Todos os personagens apresentados ao longo do livro estão ligados entre si através de várias conexões novelescas (algumas delas um pouco forçadas, vamos admitir) que unem as histórias passadas e os destinos dessas pessoas. Dentre tais personagens está Ah Fatt, que no primeiro livro da trilogia ocupou um lugar à margem e, agora, é explorado às fartas, revelando toda uma interessante história de amor, fidelidade e abandono. A propósito, é curioso notar que o personagem principal de Rio de fumaça é o pai de Ah Fatt, alguém que jamais imaginamos que poderia ocupar tal lugar central no segundo livro.

Com um universo exótico tão repleto de personagens dos mais variados tipos, Ghosh exercita este que é um de seus maiores apetites: a polifonia. Romance narrado em terceira pessoa, mas cheio de vozes que emergem do texto com suas próprias particularidades, Rio de fumaça constitui uma espécie de colagem que se assemelha a um quebra-cabeça fácil de montar: não é difícil estabelecer as conexões entre os personagens e os eventos da trama, mas essas conexões só poderão ser feitas a partir dos diferentes narradores que compõem o estofo da obra – e com o necessário mergulho do leitor. O mais notável desses narradores certamente é o jovem Robin, que mencionei mais acima: a fim de apresentar a cidade de Cantão para Paulette, este alegre pintor (com seu estilo afetado e cômico) escreve à moça cartas nas quais mostra o seu entusiasmo com a cidade e atualiza algumas fofocas políticas.
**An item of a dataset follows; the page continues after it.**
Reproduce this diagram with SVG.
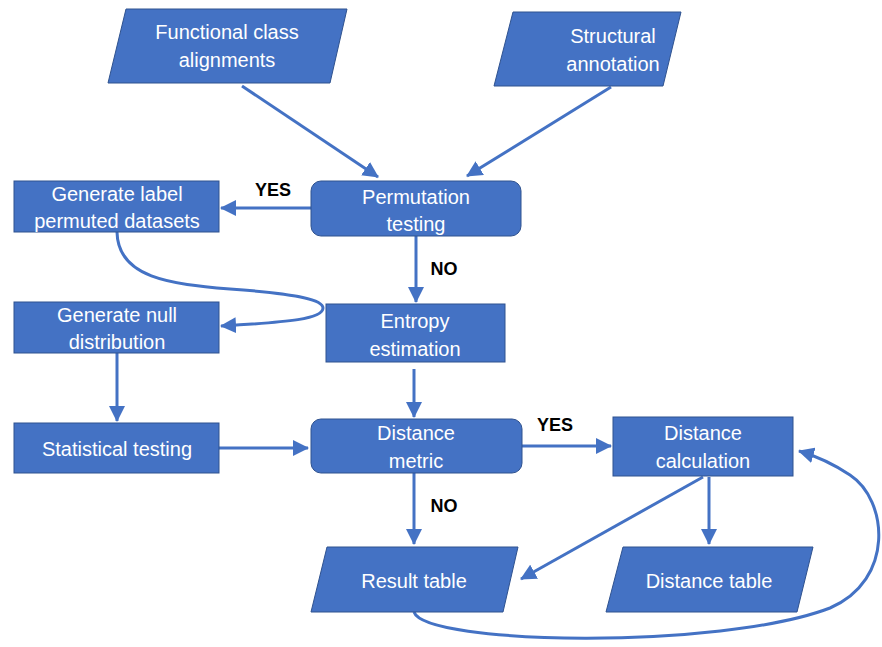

Dinâmico, ambicioso, denso e surpreendente, Rio de fumaça reflete o esforço de um autor que faz uma meticulosa pesquisa bibliográfica e mescla fatos verídicos com uma trama envolvente. Premiadíssimo ao longo de sua carreira, Amitav Ghosh consolidou um reconhecimento internacional e firmou-se como uma das autoridades mais respeitadas em ficção histórica na literatura contemporânea.

Um comentário:

  1. ganhei de presente Rio de Fumaça. Comecei a ler, sem saber que era uma trilogia. Não gosto de ler orelhas de livro e resenhas, não consegui entender nada .... rsrsrs .... lógico .... Comprei o primeiro livro da trilogia Mar de Papoulas.... Mto bom .... Voltei ao Rio Fumaça ... Delícia de leitura!!!